[Figure scripts]
_ _ _ _

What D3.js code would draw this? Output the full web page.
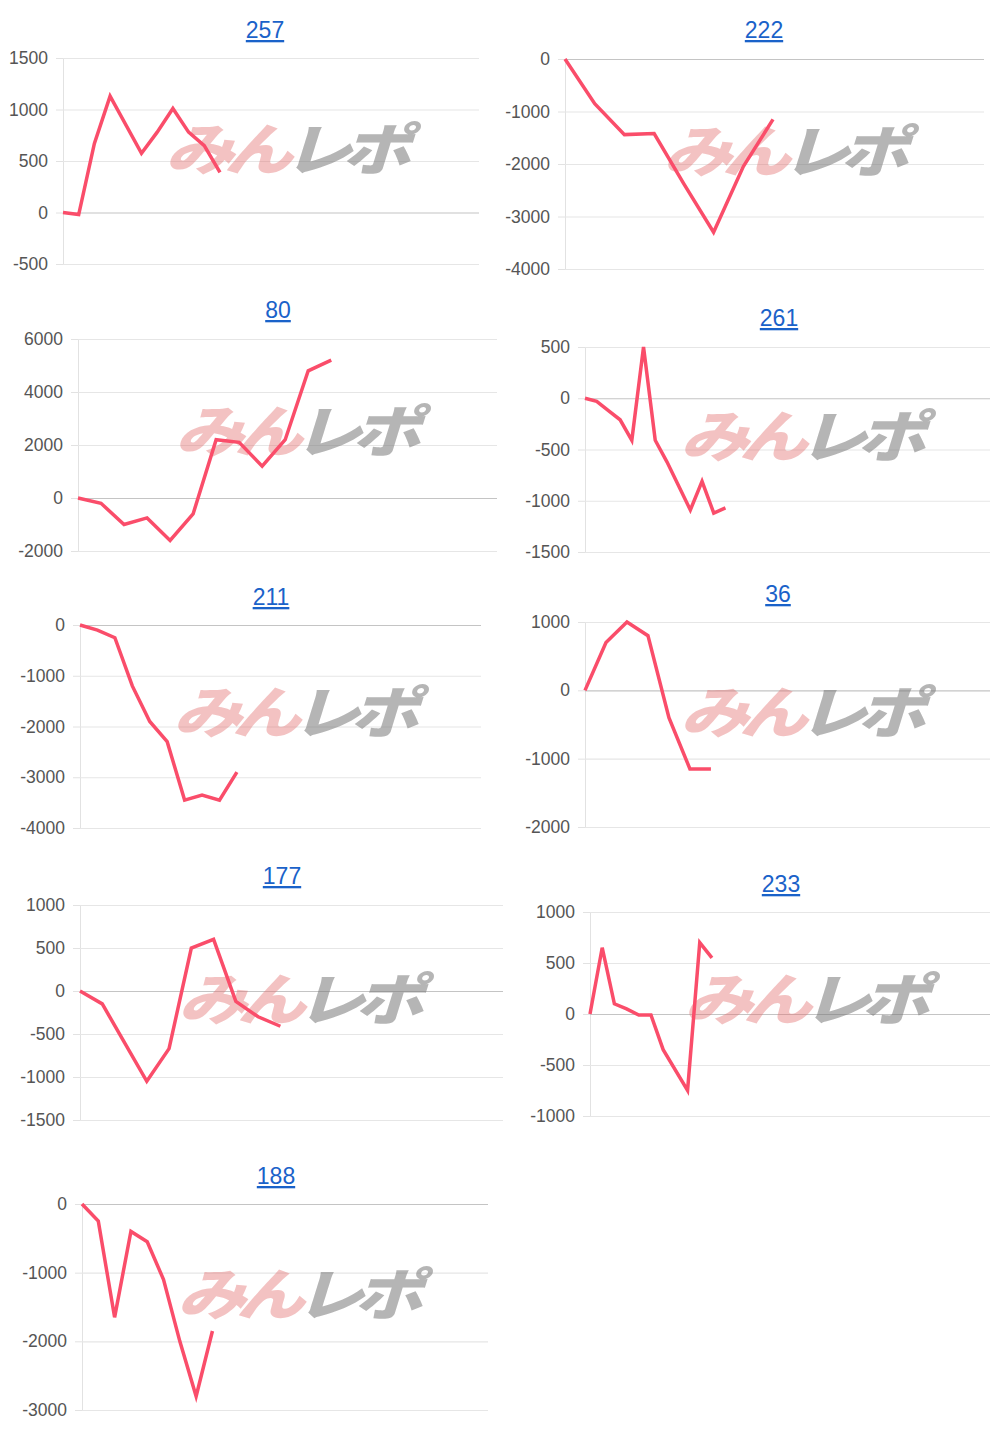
<!DOCTYPE html>
<html><head><meta charset="utf-8">
<script src="https://cdn.jsdelivr.net/npm/d3@7"></script>
<style>body{margin:0;background:#fff}svg{display:block}</style>
</head><body>
<svg id="c" width="1000" height="1435"></svg>
<script>
// ---- data ----
const titles = ["257","222","80","261","211","36","177","233","188"];
const xIdx = [
  [0,1,2,3,5,6,7,8,9,10],
  [0,1,2,3,4,5,6,7],
  [0,1,2,3,4,5,6,7,8,9,10,11],
  [0,1,2,3,4,5,6,7,9,10,11,12],
  [0,1,2,3,4,5,6,7,8,9],
  [0,1,2,3,4,5,6],
  [0,1,2,3,4,5,6,7,8,9],
  [0,1,2,3,4,5,6,8,9,10],
  [0,1,2,3,4,5,6,7,8]
];
const values = [
  [0,-20,670,1130,575,780,1010,780,650,390],
  [0,-850,-1440,-1420,-2380,-3300,-2050,-1150],
  [0,-200,-1000,-750,-1600,-600,2200,2100,1200,2200,4800,5200],
  [0,-30,-120,-210,-410,500,-410,-620,-1090,-810,-1120,-1070],
  [0,-100,-250,-1200,-1900,-2300,-3450,-3350,-3450,-2900],
  [0,700,1000,800,-400,-1150,-1150],
  [0,-150,-600,-1050,-670,500,600,-120,-300,-410],
  [0,650,100,50,-10,-10,-350,-750,700,550],
  [0,-250,-1650,-400,-550,-1100,-2000,-2800,-1850]
];
const tickLists = [
  [1500,1000,500,0,-500],
  [0,-1000,-2000,-3000,-4000],
  [6000,4000,2000,0,-2000],
  [500,0,-500,-1000,-1500],
  [0,-1000,-2000,-3000,-4000],
  [1000,0,-1000,-2000],
  [1000,500,0,-500,-1000,-1500],
  [1000,500,0,-500,-1000],
  [0,-1000,-2000,-3000]
];
const slotCount = [26.5,14.1,18.2,34.6,23,19.3,19,32.8,24.9];
// ---- layout ----
const boxes = [
  {l:63,r:479,t:58,b:264,tx:265,ty:30,wx:165,wy:150},
  {l:565,r:984,t:59,b:269,tx:764,ty:30,wx:663,wy:152},
  {l:78,r:497,t:339,b:551,tx:278,ty:310,wx:175,wy:432},
  {l:585,r:990,t:347,b:552,tx:779,ty:318,wx:680,wy:437},
  {l:80,r:481,t:625,b:828,tx:271,ty:597,wx:173,wy:713},
  {l:585,r:990,t:622,b:827,tx:778,ty:594,wx:680,wy:713},
  {l:80,r:503,t:905,b:1120,tx:282,ty:876,wx:178,wy:1000},
  {l:590,r:990,t:912,b:1116,tx:781,ty:884,wx:684,wy:1000},
  {l:82,r:488,t:1204,b:1410,tx:276,ty:1176,wx:177,wy:1295}
];
const svg = d3.select("#c");
const font = "Helvetica, 'Liberation Sans', Arial, sans-serif";
boxes.forEach((bx,i)=>{
  const g = svg.append("g");
  const tk = tickLists[i];
  const y = d3.scaleLinear().domain([d3.min(tk),d3.max(tk)]).range([bx.b,bx.t]);
  const x = d3.scaleLinear().domain([0,slotCount[i]]).range([bx.l,bx.r]);
  const ax = d3.axisLeft(y).tickValues(tk).tickSize(-(bx.r-bx.l)).tickPadding(15).tickFormat(d=>String(d));
  const ag = g.append("g").attr("transform",`translate(${bx.l},0)`).call(ax);
  ag.select(".domain").attr("stroke","#e2e2e2");
  ag.selectAll(".tick line").attr("stroke",d=>d===0?"#c4c4c4":"#e6e6e6").attr("stroke-width",1.2);
  ag.selectAll(".tick text").attr("fill","#555").style("font-size","17.5px").style("font-family",font);
  ag.selectAll(".tick").append("line").attr("x1",-7).attr("x2",0).attr("stroke","#e2e2e2");
  g.append("text").attr("x",bx.tx).attr("y",bx.ty+8).attr("text-anchor","middle")
    .attr("fill","#1a62c9").style("font-size","23px").style("font-family",font)
    .style("text-decoration","underline").text(titles[i]);
  // watermark
  const w = g.append("text").attr("x",bx.wx).attr("y",bx.wy+20)
    .style("font-size","56px").style("font-weight","900").style("font-style","italic")
    .style("font-family","'Noto Sans CJK JP', sans-serif")
    .attr("textLength",236).attr("lengthAdjust","spacingAndGlyphs").attr("letter-spacing","-8");
  w.append("tspan").attr("fill","rgba(226,110,110,0.42)").text("みん");
  w.append("tspan").attr("fill","rgba(120,120,120,0.55)").text("レポ");
  const pts = xIdx[i].map((xi,k)=>[xi,values[i][k]]);
  g.append("path").datum(pts)
    .attr("d",d3.line().x(d=>x(d[0])).y(d=>y(d[1])))
    .attr("fill","none").attr("stroke","#fa4d6a").attr("stroke-width",3.5)
    .attr("stroke-linejoin","miter");
});
</script>
</body></html>
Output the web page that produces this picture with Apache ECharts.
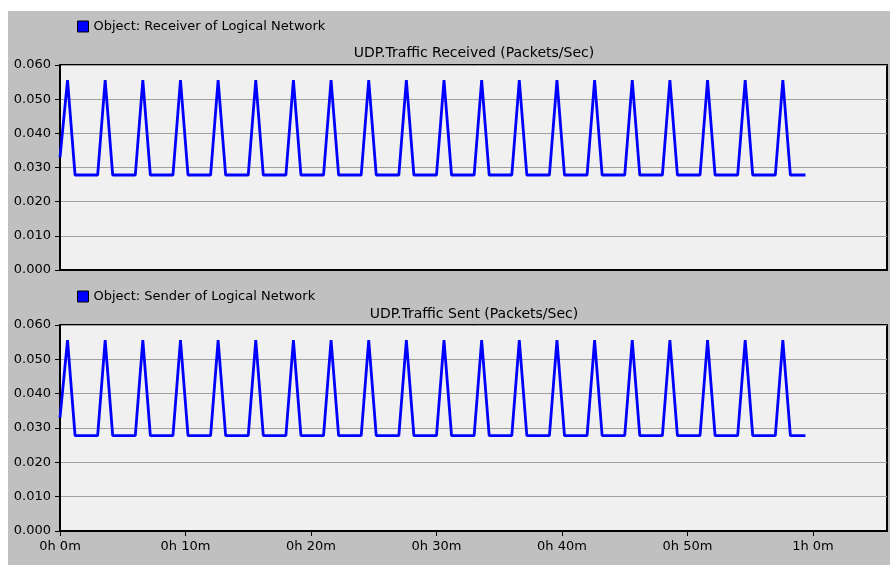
<!DOCTYPE html>
<html>
<head>
<meta charset="utf-8">
<title>UDP Traffic</title>
<script src="https://cdn.jsdelivr.net/npm/echarts@6/dist/echarts.min.js"></script>
<style>
  html, body { margin: 0; padding: 0; background: #ffffff; }
  #chart { width: 890px; height: 565px; }
</style>
</head>
<body>
<div id="chart"></div>
<script>
// Sample times in minutes
const sampleTimesMin = [
  0.0, 0.6, 1.2, 1.8, 2.4, 3.0, 3.6, 4.2, 4.8, 5.4,
  6.0, 6.6, 7.2, 7.8, 8.4, 9.0, 9.6, 10.2, 10.8, 11.4,
  12.0, 12.6, 13.2, 13.8, 14.4, 15.0, 15.6, 16.2, 16.8, 17.4,
  18.0, 18.6, 19.2, 19.8, 20.4, 21.0, 21.6, 22.2, 22.8, 23.4,
  24.0, 24.6, 25.2, 25.8, 26.4, 27.0, 27.6, 28.2, 28.8, 29.4,
  30.0, 30.6, 31.2, 31.8, 32.4, 33.0, 33.6, 34.2, 34.8, 35.4,
  36.0, 36.6, 37.2, 37.8, 38.4, 39.0, 39.6, 40.2, 40.8, 41.4,
  42.0, 42.6, 43.2, 43.8, 44.4, 45.0, 45.6, 46.2, 46.8, 47.4,
  48.0, 48.6, 49.2, 49.8, 50.4, 51.0, 51.6, 52.2, 52.8, 53.4,
  54.0, 54.6, 55.2, 55.8, 56.4, 57.0, 57.6, 58.2, 58.8, 59.4
];

// UDP Traffic Received (packets/sec)
const receivedValues = [
  0.0330,
  0.0556, 0.0278, 0.0278, 0.0278, 0.0278,
  0.0556, 0.0278, 0.0278, 0.0278, 0.0278,
  0.0556, 0.0278, 0.0278, 0.0278, 0.0278,
  0.0556, 0.0278, 0.0278, 0.0278, 0.0278,
  0.0556, 0.0278, 0.0278, 0.0278, 0.0278,
  0.0556, 0.0278, 0.0278, 0.0278, 0.0278,
  0.0556, 0.0278, 0.0278, 0.0278, 0.0278,
  0.0556, 0.0278, 0.0278, 0.0278, 0.0278,
  0.0556, 0.0278, 0.0278, 0.0278, 0.0278,
  0.0556, 0.0278, 0.0278, 0.0278, 0.0278,
  0.0556, 0.0278, 0.0278, 0.0278, 0.0278,
  0.0556, 0.0278, 0.0278, 0.0278, 0.0278,
  0.0556, 0.0278, 0.0278, 0.0278, 0.0278,
  0.0556, 0.0278, 0.0278, 0.0278, 0.0278,
  0.0556, 0.0278, 0.0278, 0.0278, 0.0278,
  0.0556, 0.0278, 0.0278, 0.0278, 0.0278,
  0.0556, 0.0278, 0.0278, 0.0278, 0.0278,
  0.0556, 0.0278, 0.0278, 0.0278, 0.0278,
  0.0556, 0.0278, 0.0278, 0.0278, 0.0278,
  0.0556, 0.0278, 0.0278, 0.0278
];

// UDP Traffic Sent (packets/sec)
const sentValues = [
  0.0330,
  0.0556, 0.0278, 0.0278, 0.0278, 0.0278,
  0.0556, 0.0278, 0.0278, 0.0278, 0.0278,
  0.0556, 0.0278, 0.0278, 0.0278, 0.0278,
  0.0556, 0.0278, 0.0278, 0.0278, 0.0278,
  0.0556, 0.0278, 0.0278, 0.0278, 0.0278,
  0.0556, 0.0278, 0.0278, 0.0278, 0.0278,
  0.0556, 0.0278, 0.0278, 0.0278, 0.0278,
  0.0556, 0.0278, 0.0278, 0.0278, 0.0278,
  0.0556, 0.0278, 0.0278, 0.0278, 0.0278,
  0.0556, 0.0278, 0.0278, 0.0278, 0.0278,
  0.0556, 0.0278, 0.0278, 0.0278, 0.0278,
  0.0556, 0.0278, 0.0278, 0.0278, 0.0278,
  0.0556, 0.0278, 0.0278, 0.0278, 0.0278,
  0.0556, 0.0278, 0.0278, 0.0278, 0.0278,
  0.0556, 0.0278, 0.0278, 0.0278, 0.0278,
  0.0556, 0.0278, 0.0278, 0.0278, 0.0278,
  0.0556, 0.0278, 0.0278, 0.0278, 0.0278,
  0.0556, 0.0278, 0.0278, 0.0278, 0.0278,
  0.0556, 0.0278, 0.0278, 0.0278, 0.0278,
  0.0556, 0.0278, 0.0278, 0.0278
];

const xTickLabels = ['0h 0m', '0h 10m', '0h 20m', '0h 30m', '0h 40m', '0h 50m', '1h 0m'];
const yTickLabels = ['0.000', '0.010', '0.020', '0.030', '0.040', '0.050', '0.060'];

const receivedName = 'Object: Receiver of Logical Network';
const sentName = 'Object: Sender of Logical Network';
const receivedTitle = 'UDP.Traffic Received (Packets/Sec)';
const sentTitle = 'UDP.Traffic Sent (Packets/Sec)';

const FONT = '"DejaVu Sans", sans-serif';
const chart = echarts.init(document.getElementById('chart'));

function pairs(values) {
  return values.map((v, i) => [sampleTimesMin[i], v]);
}

function yAxisCfg(gridIndex) {
  return {
    type: 'value', gridIndex: gridIndex, min: 0, max: 0.06, interval: 0.01,
    axisLine: { show: true, lineStyle: { color: '#000', width: 2 } },
    axisTick: { show: true, length: 5, lineStyle: { color: '#000', width: 1 } },
    axisLabel: {
      margin: 9, color: '#000', fontSize: 13, fontFamily: FONT,
      formatter: v => yTickLabels[Math.round(v / 0.01)]
    },
    splitLine: { show: true, lineStyle: { color: '#a0a0a0', width: 1 } }
  };
}

function xAxisCfg(gridIndex, showLabels) {
  return {
    type: 'value', gridIndex: gridIndex, min: 0, max: 65.9, interval: 10,
    axisLine: { show: true, onZero: false, lineStyle: { color: '#000', width: 2 } },
    axisTick: { show: showLabels, length: 5, lineStyle: { color: '#000', width: 1 } },
    axisLabel: {
      show: showLabels, margin: 9, color: '#000', fontSize: 13, fontFamily: FONT,
      showMaxLabel: false,
      formatter: v => xTickLabels[Math.round(v / 10)] || ''
    },
    splitLine: { show: false }
  };
}

function legendCfg(name, top) {
  return {
    data: [name], left: 72, top: top, orient: 'horizontal',
    icon: 'rect', itemWidth: 11, itemHeight: 11,
    itemStyle: { borderColor: '#000', borderWidth: 1 },
    textStyle: { color: '#000', fontSize: 13, fontFamily: FONT },
    selectedMode: false
  };
}

const option = {
  animation: false,
  backgroundColor: '#ffffff',
  graphic: [
    { type: 'rect', z: -100, silent: true,
      shape: { x: 8, y: 11, width: 882, height: 554 },
      style: { fill: '#c0c0c0' } },
    { type: 'text', x: 474, y: 53, silent: true,
      style: { text: receivedTitle, fill: '#000', font: '14px ' + FONT,
               align: 'center', verticalAlign: 'middle',
               textAlign: 'center', textVerticalAlign: 'middle' } },
    { type: 'text', x: 474, y: 314, silent: true,
      style: { text: sentTitle, fill: '#000', font: '14px ' + FONT,
               align: 'center', verticalAlign: 'middle',
               textAlign: 'center', textVerticalAlign: 'middle' } }
  ],
  legend: [legendCfg(receivedName, 15), legendCfg(sentName, 285)],
  grid: [
    { left: 60, top: 65, width: 827, height: 205, show: true,
      backgroundColor: '#f0f0f0', borderColor: '#000', borderWidth: 2 },
    { left: 60, top: 325, width: 827, height: 206, show: true,
      backgroundColor: '#f0f0f0', borderColor: '#000', borderWidth: 2 }
  ],
  xAxis: [xAxisCfg(0, false), xAxisCfg(1, true)],
  yAxis: [yAxisCfg(0), yAxisCfg(1)],
  series: [
    { name: receivedName, type: 'line', xAxisIndex: 0, yAxisIndex: 0,
      data: pairs(receivedValues), showSymbol: false, symbol: 'none',
      color: '#0000ff', lineStyle: { color: '#0000ff', width: 2.8 } },
    { name: sentName, type: 'line', xAxisIndex: 1, yAxisIndex: 1,
      data: pairs(sentValues), showSymbol: false, symbol: 'none',
      color: '#0000ff', lineStyle: { color: '#0000ff', width: 2.8 } }
  ]
};

chart.setOption(option);
</script>
</body>
</html>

_ _ _ _

--- WRITTEN TASK ---
Search the records above for the string "page". Copy every line that contains it.

--- EXERCISE OUTPUT ---
What D3.js code would draw this? Output the full web page.
Output the web page that produces this picture with Apache ECharts.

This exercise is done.